- Born: 10 April 1931 Brussels, Belgium
- Died: 16 December 2021 (aged 90)
- Occupation: Comic book artist

= Gérald Forton =

French comic book artist (1931–2021)

Gérald Forton (10 April 1931 – 16 December 2021) was a Belgian-born French comic book artist. He was the grandson of Louis Forton, creator of Les Pieds Nickelés.

==Life and career==
In 1950, Forton wrote his first short stories in Caméra 34. In 1951, he illustrated Jim Cartouche. The following year, he began illustrating the series L'oncle Paul for Spirou. In 1953, he created Kim Devil alongside author Jean-Michel Charlier. From 1955 to 1956, he illustrated Le garage bleu and the adventures of Alain Cardan in Risque-Tout. Throughout the 1960s, he illustrated multiple influential comic series in the Francophone world, such as Grégory le Marin, Roch Rafal, and Blake and Mortimer. In 1977, he participated in the Histoire de France en bandes dessinées and illustrated Les Mystères de l'Ouest. He also illustrated the French versions of several Marvel Comics, such as Spider-Man, Thor, the Hulk, Captain America, and the Fantastic Four. From 1978 to 1981, he published multiple comics based on the works of Michel Roquebert for Éditions Loubatières. In the 1980s, he collaborated with DC Comics, Eclipse Comics, and First Comics.

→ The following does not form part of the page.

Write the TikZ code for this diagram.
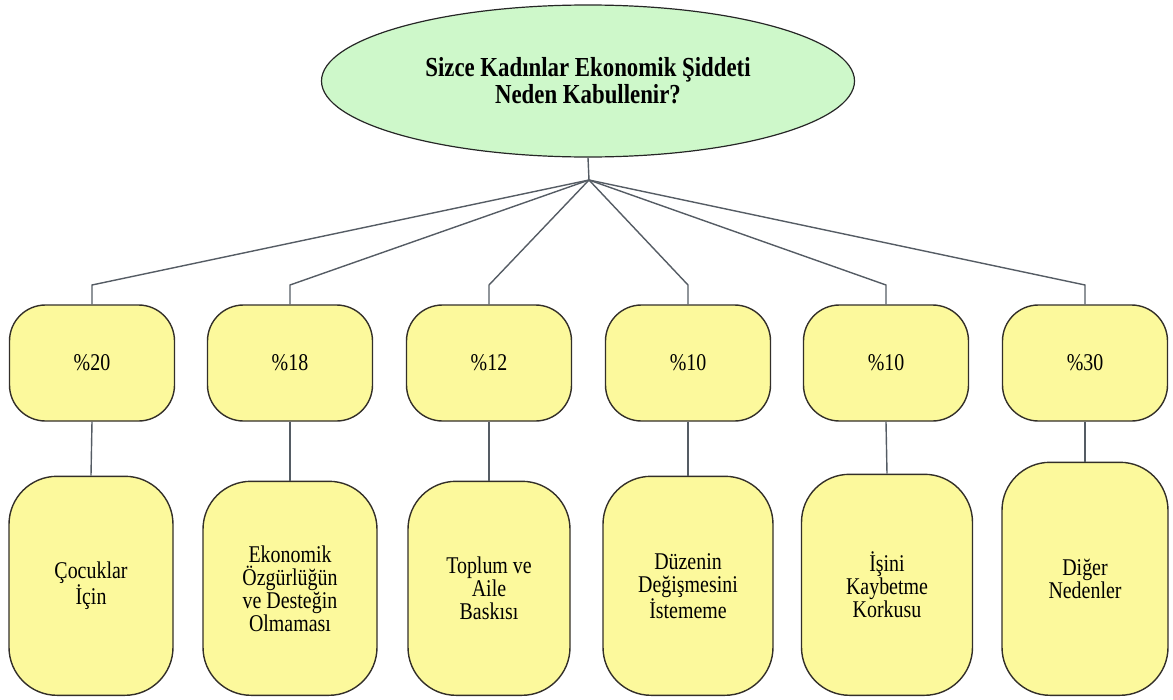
\documentclass[tikz,border=0pt]{standalone}
\usepackage{fontspec}
\setmainfont{Liberation Serif}[FakeStretch=0.83]
\usetikzlibrary{positioning}
\usetikzlibrary{shapes.geometric, arrows}
\usepackage{xcolor}
\definecolor{qgreen}{RGB}{206,248,202}
\definecolor{boxyellow}{RGB}{252,249,156}
\definecolor{linegray}{RGB}{85,92,100}

\begin{document}
\begin{tikzpicture}[x=1pt,y=-1pt,
    question/.style = {draw=black!85, line width=1.2pt, fill=qgreen, ellipse, minimum width=533, minimum height=152, align=center, font=\fontsize{27.5}{27}\selectfont\bfseries},
    pct/.style = {draw=black!85!olive, line width=1.4pt, fill=boxyellow, rectangle, rounded corners=36pt, minimum width=165, minimum height=116, font=\fontsize{24}{23}\selectfont},
    cause/.style = {draw=black!85!olive, line width=1.4pt, fill=boxyellow, rectangle, rounded corners=48pt, minimum height=219, anchor=south, align=center, font=\fontsize{24}{23}\selectfont},
    link/.style = {draw=linegray, line width=1.4pt}]
        \useasboundingbox (0,0) rectangle (1173,699);
        \node[question] (q) at (588,81) {Sizce Kadınlar Ekonomik Şiddeti\\Neden Kabullenir?};
        \coordinate (hub) at (589,180);
        \coordinate (bend) at (0,285);
        % percentages
        \node[pct] (p1) at (92,363) {\%20};
        \node[pct] (p2) at (290,363) {\%18};
        \node[pct] (p3) at (489,363) {\%12};
        \node[pct] (p4) at (688,363) {\%10};
        \node[pct] (p5) at (886,363) {\%10};
        \node[pct] (p6) at (1085,363) {\%30};
        % reasons
        \node[cause, minimum width=164, minimum height=219] (c1) at (91,696) {Çocuklar\\İçin};
        \node[cause, minimum width=174, minimum height=214] (c2) at (290,696) {Ekonomik\\Özgürlüğün\\ve Desteğin\\Olmaması};
        \node[cause, minimum width=162, minimum height=214] (c3) at (489,696) {Toplum ve\\Aile\\Baskısı};
        \node[cause, minimum width=170, minimum height=219] (c4) at (688,696) {Düzenin\\Değişmesini\\İstememe};
        \node[cause, minimum width=171, minimum height=221] (c5) at (887,696) {İşini\\Kaybetme\\Korkusu};
        \node[cause, minimum width=166, minimum height=233] (c6) at (1085,696) {Diğer\\Nedenler};
        \draw[link] (q.south) -- (hub);
        \foreach \i in {1,...,6} {
          \draw[link] (hub) -- (p\i.north |- bend) -- (p\i.north);
          \draw[link] (p\i.south) -- (c\i.north);
        }
      \end{tikzpicture}
\end{document}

Alongside his activities as a cartoonist, Forton participated in the storyboards for the animated series The Legend of Prince Valiant. He returned to the Franco-Belgian comics scene with Semic Comics in the early 2000s. In 2013, he revived his grandfather's series Les Pieds Nickelés in collaboration with Julien Moca and Éditions l'Apart. In 2017, he illustrated a new edition of the Teddy Ted series, Teddy Ted 1899, more than forty years after the series' last publication in Pif Gadget.

Forton died on 16 December 2021, at the age of 90.